Growing use of timber resources in Russia's Far East endangering wildlife habitat, rare big cats in particular
January 5, 2012
Expanding utilization of timber resources in the Far East of Russia is endangering rare big cats and other wildlife, according to animal conservationists, although the forest products industry says tree plantings equal those being logged, RT-TV reported Jan. 5.
Environmentalists said that, if the forests products industry is criticized, industry business leaders claim the environmentalists are trying to shut it down in the region known for its outstanding wildlife habitat.
Vladimir Lyashenko, with the Arkaim wood products facility, said it plants enough trees to replace those logged, reported RT-TV.
The region's government head of reforestation, Ivan Denisov, said that replanting is “a losing battle.” Ordinarily, the agency can plant enough seedlings to replace tree harvests, but a forest fire would cause it to fall 10 years behind, he said.

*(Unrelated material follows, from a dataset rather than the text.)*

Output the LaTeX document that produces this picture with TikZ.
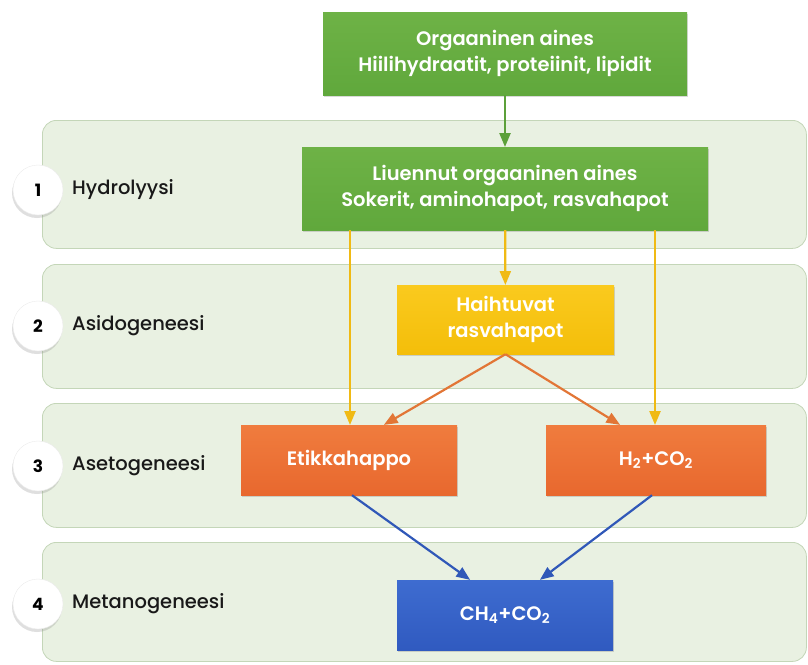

Environmentalists said no dependable records are kept of tree harvesting, RT-TV reported.
However, at least one new wood facility in the Far East uses 800,000 m3 a year of wood and the operation is growing.
Tigers require a large territory of intact forest to survive, said Lyudmila Kruglova of the Wild Animal Rehabilitation Centre, reported RT-TV.
The coastal region lies about 8,000 kilometers from Moscow, on the border with China, and is crossed by the Amur and the Ussuri rivers.
The primary source of this article is RT-TV, Moscow, Russia, on Jan. 5, 2012.